(Rows from a dataset of charts and code)
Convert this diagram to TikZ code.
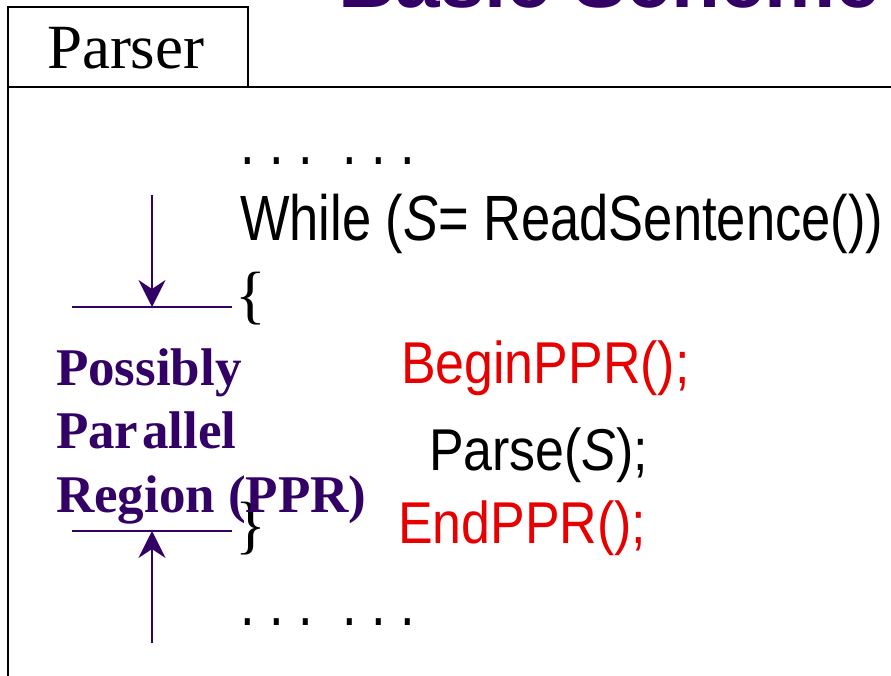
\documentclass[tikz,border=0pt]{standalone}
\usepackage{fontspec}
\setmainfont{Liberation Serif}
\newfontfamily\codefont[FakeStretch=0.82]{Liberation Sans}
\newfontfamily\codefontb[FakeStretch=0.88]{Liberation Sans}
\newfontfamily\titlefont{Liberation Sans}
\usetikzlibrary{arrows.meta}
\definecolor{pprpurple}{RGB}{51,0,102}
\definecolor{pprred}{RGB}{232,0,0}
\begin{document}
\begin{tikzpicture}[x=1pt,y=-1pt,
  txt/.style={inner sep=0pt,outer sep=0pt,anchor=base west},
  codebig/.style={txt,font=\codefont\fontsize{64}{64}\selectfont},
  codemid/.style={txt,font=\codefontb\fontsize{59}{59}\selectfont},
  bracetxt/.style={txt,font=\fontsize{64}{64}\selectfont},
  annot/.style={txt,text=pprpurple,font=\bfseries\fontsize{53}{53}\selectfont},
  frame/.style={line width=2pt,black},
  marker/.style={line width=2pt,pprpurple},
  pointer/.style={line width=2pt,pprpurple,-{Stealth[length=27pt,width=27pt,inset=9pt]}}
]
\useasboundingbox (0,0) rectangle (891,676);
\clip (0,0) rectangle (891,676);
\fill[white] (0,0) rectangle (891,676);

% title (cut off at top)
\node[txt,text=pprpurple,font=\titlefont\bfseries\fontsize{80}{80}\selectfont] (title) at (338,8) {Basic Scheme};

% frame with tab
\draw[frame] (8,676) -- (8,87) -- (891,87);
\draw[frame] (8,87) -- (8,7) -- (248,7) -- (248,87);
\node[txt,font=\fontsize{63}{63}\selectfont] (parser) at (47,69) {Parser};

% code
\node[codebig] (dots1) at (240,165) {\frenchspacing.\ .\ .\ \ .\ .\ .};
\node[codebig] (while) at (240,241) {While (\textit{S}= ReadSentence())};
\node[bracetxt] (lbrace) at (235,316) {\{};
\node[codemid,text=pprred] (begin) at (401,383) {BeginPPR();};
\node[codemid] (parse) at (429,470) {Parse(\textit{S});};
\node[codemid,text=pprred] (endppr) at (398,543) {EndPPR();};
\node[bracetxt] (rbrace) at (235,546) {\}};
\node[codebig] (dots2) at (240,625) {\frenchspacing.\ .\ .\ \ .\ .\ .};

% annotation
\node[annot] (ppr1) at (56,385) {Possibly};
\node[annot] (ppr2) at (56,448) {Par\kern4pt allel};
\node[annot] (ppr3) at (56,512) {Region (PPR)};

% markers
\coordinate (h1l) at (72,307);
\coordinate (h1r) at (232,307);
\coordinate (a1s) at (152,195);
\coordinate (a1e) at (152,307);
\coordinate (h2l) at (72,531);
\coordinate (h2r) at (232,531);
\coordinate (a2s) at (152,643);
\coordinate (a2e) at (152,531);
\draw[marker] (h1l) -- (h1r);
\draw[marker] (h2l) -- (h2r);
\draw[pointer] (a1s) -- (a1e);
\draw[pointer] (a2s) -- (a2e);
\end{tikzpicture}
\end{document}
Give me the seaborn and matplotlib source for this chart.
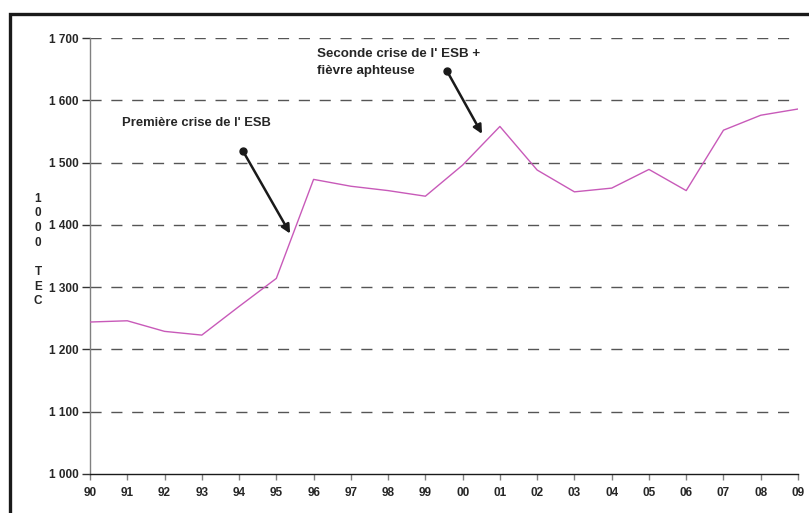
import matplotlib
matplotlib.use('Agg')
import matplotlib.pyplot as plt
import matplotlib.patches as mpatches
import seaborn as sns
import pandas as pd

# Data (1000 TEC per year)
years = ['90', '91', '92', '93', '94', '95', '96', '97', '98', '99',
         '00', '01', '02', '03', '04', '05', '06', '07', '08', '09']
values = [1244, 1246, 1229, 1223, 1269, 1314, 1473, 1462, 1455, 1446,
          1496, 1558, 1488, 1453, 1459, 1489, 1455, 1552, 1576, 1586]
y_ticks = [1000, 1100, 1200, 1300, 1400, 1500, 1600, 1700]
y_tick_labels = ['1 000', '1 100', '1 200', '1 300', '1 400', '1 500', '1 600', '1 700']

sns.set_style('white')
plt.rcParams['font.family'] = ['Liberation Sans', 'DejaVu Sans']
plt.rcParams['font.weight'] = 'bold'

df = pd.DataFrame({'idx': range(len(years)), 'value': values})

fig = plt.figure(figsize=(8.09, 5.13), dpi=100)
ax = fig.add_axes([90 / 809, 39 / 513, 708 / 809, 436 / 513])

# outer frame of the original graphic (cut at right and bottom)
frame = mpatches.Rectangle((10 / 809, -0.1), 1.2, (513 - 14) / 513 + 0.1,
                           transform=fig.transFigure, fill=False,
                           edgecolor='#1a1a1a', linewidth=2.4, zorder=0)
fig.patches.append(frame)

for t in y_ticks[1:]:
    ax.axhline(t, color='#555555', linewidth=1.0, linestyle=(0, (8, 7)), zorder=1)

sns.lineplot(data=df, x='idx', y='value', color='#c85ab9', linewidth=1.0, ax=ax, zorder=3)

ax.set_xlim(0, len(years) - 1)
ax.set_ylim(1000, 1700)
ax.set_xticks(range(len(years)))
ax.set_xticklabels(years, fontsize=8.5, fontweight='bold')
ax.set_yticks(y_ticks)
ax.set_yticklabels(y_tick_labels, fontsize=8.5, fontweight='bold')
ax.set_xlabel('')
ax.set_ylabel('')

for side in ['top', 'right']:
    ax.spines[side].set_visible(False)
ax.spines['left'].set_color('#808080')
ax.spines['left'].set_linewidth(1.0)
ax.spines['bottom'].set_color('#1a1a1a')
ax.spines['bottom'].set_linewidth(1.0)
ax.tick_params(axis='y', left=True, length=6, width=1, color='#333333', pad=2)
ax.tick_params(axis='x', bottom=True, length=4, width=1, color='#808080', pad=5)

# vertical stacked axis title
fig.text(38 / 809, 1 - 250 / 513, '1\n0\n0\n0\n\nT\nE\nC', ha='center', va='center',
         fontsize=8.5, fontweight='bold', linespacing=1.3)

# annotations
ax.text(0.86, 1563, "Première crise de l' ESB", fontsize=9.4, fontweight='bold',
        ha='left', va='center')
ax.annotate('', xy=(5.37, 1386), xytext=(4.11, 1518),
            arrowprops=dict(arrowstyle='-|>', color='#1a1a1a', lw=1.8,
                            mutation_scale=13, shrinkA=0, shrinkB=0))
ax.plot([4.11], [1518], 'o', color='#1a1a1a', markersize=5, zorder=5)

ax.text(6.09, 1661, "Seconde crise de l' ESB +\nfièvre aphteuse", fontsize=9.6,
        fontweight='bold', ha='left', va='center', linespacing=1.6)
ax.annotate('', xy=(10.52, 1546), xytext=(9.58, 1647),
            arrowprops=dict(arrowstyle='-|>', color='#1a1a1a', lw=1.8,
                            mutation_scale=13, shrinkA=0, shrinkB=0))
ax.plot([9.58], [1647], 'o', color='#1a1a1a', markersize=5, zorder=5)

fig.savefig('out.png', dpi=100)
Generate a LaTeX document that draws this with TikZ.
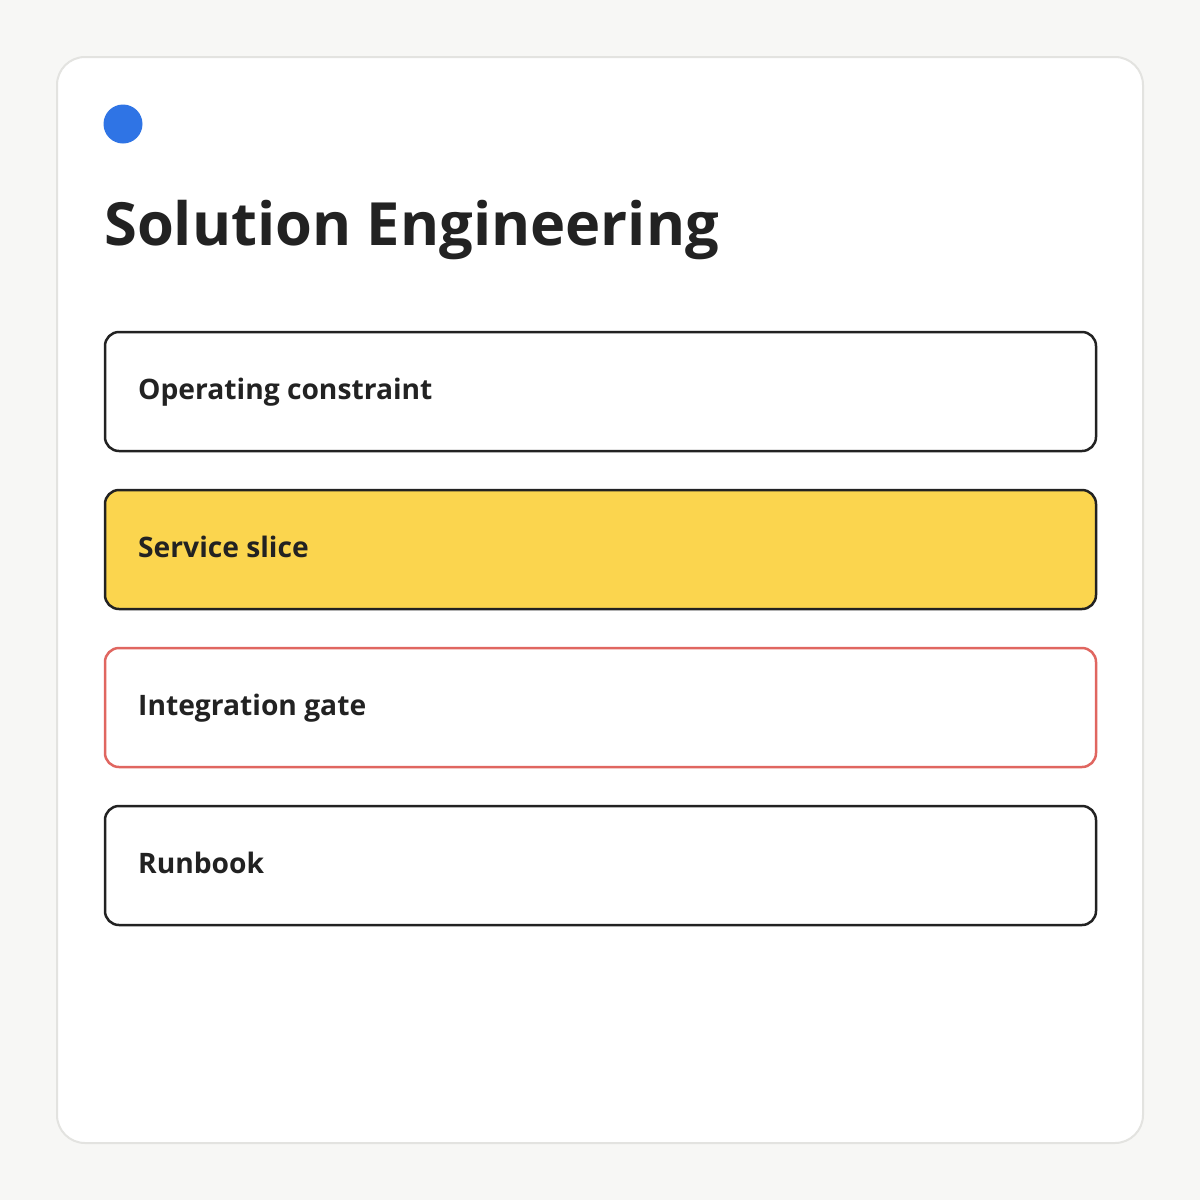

Aim: With the pictures removed from your copy, retype the lines above from the one that contains "Give me the" through the one that contains "import pandas as pd", exactly.

Task response:
Give me the seaborn and matplotlib source for this chart.
import matplotlib
matplotlib.use('Agg')
import matplotlib.pyplot as plt
import matplotlib.patches as mpatches
import seaborn as sns
import pandas as pd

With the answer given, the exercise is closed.